From 1918 to 1923, Maskey studied art at the Government School of Art, Kolkata. He was among the first two officially recognized art teachers in Nepal. The other was Tej Bahadur Chitrakar (1898-1971). After returning to Kathmandu, Maskey held the first ever one-man exhibition in Nepal in 1928. He also began teaching art at Durbar High School and Padma Kanya Girls High School.

==In jail==
Maskey aroused the anger of the Rana regime by starting a public school, and it looked for an opportunity to punish him. In 1940, he was convicted of drawing an anti-Rana cartoon and sentenced to 18 years in jail and all his property was confiscated. Maskey served five years and was released in 1945.

In prison, one of his fellow inmates was poet Chittadhar Hridaya who had been given a six-year sentence for writing a poem about his late mother which was deemed subversive. Hridaya spent his time in prison secretly writing an epic based on the Buddha's life. Maskey drew the paintings to illustrate the epic entitled Sugata Saurabha which was published when they were both released.

==Later years==

Two years after being released from prison, Maskey resumed teaching at Padma Kanya Girls High School.

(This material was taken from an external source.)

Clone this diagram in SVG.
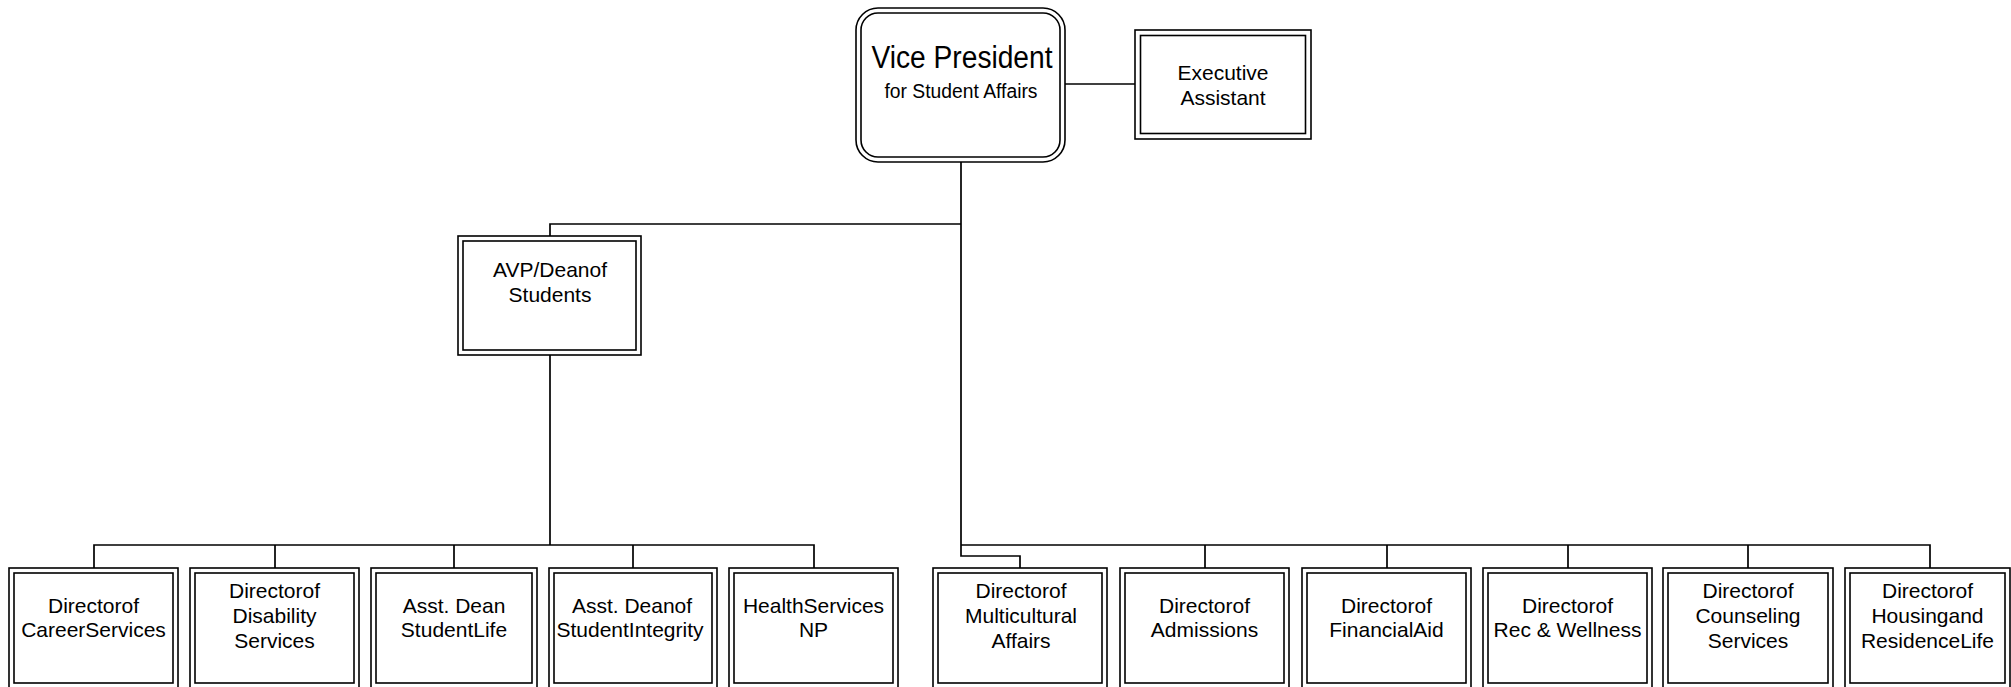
<svg xmlns="http://www.w3.org/2000/svg" width="2011" height="687" viewBox="0 0 2011 687">
<style>
.o{fill:#fff;stroke:#000;stroke-width:1.6}
.i{fill:none;stroke:#000;stroke-width:1.6}
.t{font-family:"Liberation Sans",Arial,sans-serif;font-size:21px;fill:#000;text-anchor:middle}
.c{fill:none;stroke:#000;stroke-width:1.7}
</style>
<rect width="2011" height="687" fill="#fff"/>
<g id="connectors">
<path class="c" d="M1065 84H1135"/>
<path class="c" d="M961 162V556H1020V568"/>
<path class="c" d="M961 224H550V236"/>
<path class="c" d="M550 355V545"/>
<path class="c" d="M94 568V545H814V568M275 545V568M454 545V568M633 545V568"/>
<path class="c" d="M961 545H1930V568M1205 545V568M1387 545V568M1568 545V568M1748 545V568"/>
</g>
<g id="vp">
<rect class="o" x="856" y="8" width="209" height="154" rx="22"/>
<rect class="i" x="861" y="13" width="199" height="144" rx="17"/>
<text class="t" x="962" y="68" style="font-size:31px" textLength="181" lengthAdjust="spacingAndGlyphs">Vice President</text>
<text class="t" x="961" y="98" style="font-size:20px" textLength="153" lengthAdjust="spacingAndGlyphs">for Student Affairs</text>
</g>
<g id="ea">
<rect class="o" x="1135" y="30" width="176" height="109"/>
<rect class="i" x="1140.5" y="35.5" width="165" height="98"/>
<text class="t" x="1223" y="80">Executive</text>
<text class="t" x="1223" y="105">Assistant</text>
</g>
<g id="avp">
<rect class="o" x="458" y="236" width="183" height="119"/>
<rect class="i" x="463" y="241" width="173" height="109"/>
<text class="t" x="550" y="277">AVP/Deanof</text>
<text class="t" x="550" y="302">Students</text>
</g>
<g id="career">
<rect class="o" x="9" y="568" width="169" height="120"/>
<rect class="i" x="14" y="573" width="159" height="110"/>
<text class="t" x="93.5" y="613">Directorof</text>
<text class="t" x="93.5" y="637">CareerServices</text>
</g>
<g id="disability">
<rect class="o" x="190" y="568" width="169" height="120"/>
<rect class="i" x="195" y="573" width="159" height="110"/>
<text class="t" x="274.5" y="598">Directorof</text>
<text class="t" x="274.5" y="623">Disability</text>
<text class="t" x="274.5" y="648">Services</text>
</g>
<g id="studentlife">
<rect class="o" x="371" y="568" width="166" height="120"/>
<rect class="i" x="376" y="573" width="156" height="110"/>
<text class="t" x="454" y="613">Asst. Dean</text>
<text class="t" x="454" y="637">StudentLife</text>
</g>
<g id="integrity">
<rect class="o" x="549" y="568" width="168" height="120"/>
<rect class="i" x="554" y="573" width="158" height="110"/>
<text class="t" x="632" y="613">Asst. Deanof</text>
<text class="t" x="630" y="637">StudentIntegrity</text>
</g>
<g id="health">
<rect class="o" x="729" y="568" width="169" height="120"/>
<rect class="i" x="734" y="573" width="159" height="110"/>
<text class="t" x="813.5" y="613">HealthServices</text>
<text class="t" x="813.5" y="637">NP</text>
</g>
<g id="multicultural">
<rect class="o" x="933" y="568" width="174" height="120"/>
<rect class="i" x="938" y="573" width="164" height="110"/>
<text class="t" x="1021" y="598">Directorof</text>
<text class="t" x="1021" y="623">Multicultural</text>
<text class="t" x="1021" y="648">Affairs</text>
</g>
<g id="admissions">
<rect class="o" x="1120" y="568" width="169" height="120"/>
<rect class="i" x="1125" y="573" width="159" height="110"/>
<text class="t" x="1204.5" y="613">Directorof</text>
<text class="t" x="1204.5" y="637">Admissions</text>
</g>
<g id="finaid">
<rect class="o" x="1302" y="568" width="169" height="120"/>
<rect class="i" x="1307" y="573" width="159" height="110"/>
<text class="t" x="1386.5" y="613">Directorof</text>
<text class="t" x="1386.5" y="637">FinancialAid</text>
</g>
<g id="rec">
<rect class="o" x="1483" y="568" width="169" height="120"/>
<rect class="i" x="1488" y="573" width="159" height="110"/>
<text class="t" x="1567.5" y="613">Directorof</text>
<text class="t" x="1567.5" y="637">Rec &amp; Wellness</text>
</g>
<g id="counseling">
<rect class="o" x="1663" y="568" width="170" height="120"/>
<rect class="i" x="1668" y="573" width="160" height="110"/>
<text class="t" x="1748" y="598">Directorof</text>
<text class="t" x="1748" y="623">Counseling</text>
<text class="t" x="1748" y="648">Services</text>
</g>
<g id="housing">
<rect class="o" x="1845" y="568" width="165" height="120"/>
<rect class="i" x="1850" y="573" width="155" height="110"/>
<text class="t" x="1927.5" y="598">Directorof</text>
<text class="t" x="1927.5" y="623">Housingand</text>
<text class="t" x="1927.5" y="648">ResidenceLife</text>
</g>
</svg>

In 1957, he and his friends opened the Popular University of Kathmandu which was shut down after six months. Maskey has served as the director of Nepal National Museum, Department of Culture and Archaeology and National Zoo, and adviser to the Nepal Association of Fine Arts (NAFA).

Maskey's paintings have been described as a chronicle of Nepalese life and culture. He has painted everyday scenes of rural Nepal as well as ceremonies and celebrations. His works consist of pencil, pen and ink drawings, oils and watercolors.

==Honors==
In 1995, the Postal Services Department of Nepal issued a commemorative postage stamp depicting a portrait of Chandra Man Singh Maskey to honor his contribution to the development of art in Nepal.